I am having some problem with the formulas for calculating the electric fields of an infinite line of charge and an electric dipole. I don't understand conceptually why they are the way they are. Can someone explain? Any help is appreciated!

[Note: K=1/(4*pi*epsilon_o), lambda=linear charge density, p=electric dipole moment, E=electic field, r is the distance]

Point charge:
E=Kq/r^2 <---the electric field falls off as 1/r^2.

Infinite line of charge:
E=K(2 lambda)/r <---the field falls off as 1/r, i.e. falls off slower than that of a point charge as you move further away.

Electric dipole:
E=K(2p)/r^3 (field on axis)
E=-Kp/r^3 (field in bisecting plane)
<---the field falls off as 1/r^3, i.e. falls off faster than that of a point charge as you move further away.

Now, is there any easy way to explain the distance-dependence of the electric field of the electric dipole and infinite line of charge? (the colored part above) Why do the formulas make sense? What actually determines the rate at which the electric field falls off as you move away from the charge?

Thank you for explaining!:)

2. Feb 4, 2007

### mjsd

firstly, you have to believe in Gauss's Law: total electric flux (field x area) through a closed surface is equal to charge enclosed divided by $$\varepsilon_0$$.

Ok, so for the point charge, the natural Gaussian surface to choose is "the sphere" (because of the radial symmetry expected from the field lines generated by the point charge)... and you get
$$E.4\pi r^2 = q_\text{enclosed}/\varepsilon_0$$
rearranging you get the $$1/r^2$$ dependence

for the infinite line, the natural Gaussian surface to choose in this case is "the cylinder" and you have
$$E.A_\text{lateral} + E.A_\text{ends}= E. 2\pi r h + 0 = q_\text{enclosed}/\varepsilon_0$$
second term vanish because E is perpendicular to the normal of the surface. Rearranging, you get the $$1/r$$ dependence.
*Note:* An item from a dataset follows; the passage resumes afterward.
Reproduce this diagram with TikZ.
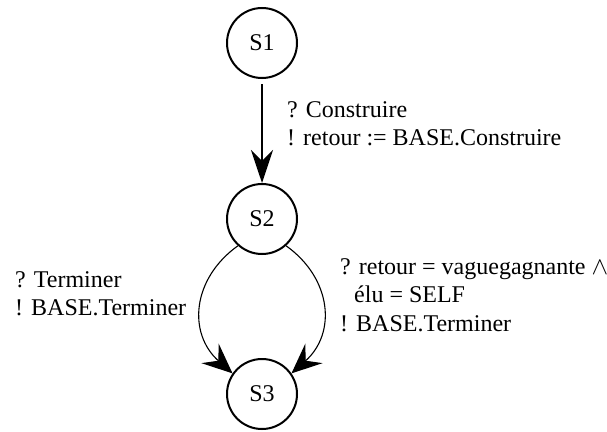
\documentclass[tikz,border=0pt]{standalone}
\usepackage{fontspec}
\setmainfont{Liberation Serif}
\usetikzlibrary{arrows.meta}
\begin{document}
\begin{tikzpicture}[x=1pt,y=-1pt,
  state/.style={draw, circle, line width=2pt, minimum size=70pt, inner sep=0pt, font=\fontsize{24}{28.5}\selectfont},
  lbl/.style={anchor=base west, inner sep=0pt, font=\fontsize{24}{28.5}\selectfont},
  bigarrow/.style={line width=2pt, -{Stealth[length=33pt,width=22pt,inset=11pt]}},
  thinarrow/.style={line width=1.1pt, -{Stealth[length=30pt,width=26pt,inset=11pt]}}]
\useasboundingbox (0,0) rectangle (607,431);
\node[state] (S1) at (262,43) {S1};
\node[state] (S2) at (262,219) {S2};
\node[state] (S3) at (262,394) {S3};
\draw[bigarrow, shorten <=5pt] (S1) -- (S2);
\draw[thinarrow] (S2.-132) .. controls +(-46,33) and +(-45,-40) .. (S3.145);
\draw[thinarrow] (S2.-48) .. controls +(46,33) and +(45,-40) .. (S3.35);
\node[lbl] (L1) at (287,117) {\vtop{\hbox{? Construire}\hbox{! retour := BASE.Construire}}};
\node[lbl] (L2) at (15,287) {\vtop{\hbox{? Terminer}\hbox{! BASE.Terminer}}};
\node[lbl] (L3) at (340,274) {\vtop{\hbox{? retour = vaguegagnante $\wedge$}\hbox{\hskip14pt élu = SELF}\hbox{! BASE.Terminer}}};
\end{tikzpicture}
\end{document}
for dipole case it is a bit more complicated. Your quoted answer is true in the "far field" approximation that is when distance r is a lot bigger than the separation of the charges. for an intuitive feel why it falls off quicker: from a distance the dipole looks like two equal and opposite charges that almost coincide. Thus, at a distance, they almost but not quite cancel each other.
to show this mathematically, just use the formula for a point charge and do this for both charges and ADD them up. the resulting expression is a difference bewteen two expressions of the form $$(1+x)^{-2}$$. Each can then be expanded using the binomial theorem and using the "far field" approximation (r > d, where dipole moment: p = qd), you get your formula.

3. Feb 4, 2007

### kingwinner

For the infinite line of charge, is there any intuitive way to justify why the electric field falls off slower than that of a point charge as you move further away?

Furthermore, how come the electric field of an infinite plane of charge is totally independent of the distance from it? Why does this result make sense intuitively?

4. Feb 4, 2007

### mjsd

I guess Gauss's law is just another way of saying conservation of "stuff"... stuff in this case is probably Electric flux.. or something along those lines... I am being loose with my terminologies here... anyway... field lines carry energy so I guess it is like conservation of "energy"... ok to the "intuitive" view... for a point charge field lines/flux goes in all directions (radial), for the INFINITE line charge (by the way there is no such thing in practice, that's why you may find it hard to picture) , .... now you can imagine a line is just made of a lot of points....but so to prevent violation of conservation laws, some of the field lines are being squashed together making the "field strength" stronger at the same distance r away.... because field lines don't "cross" they can only "emit" perpendicular to the line itself.

In fact this is summarised nicely by Gauss's law.... previously for point charge, the flux must be evenly shared about a $$4\pi r^2$$ surface, now for the line, just $$2\pi r h$$, and since it is infinitely long, h does not come into it at all.

put it simply, for the line, every point element will have another point element next to it to help "reinforce" the field at a perpendicular distance r away from the original point element.. etc.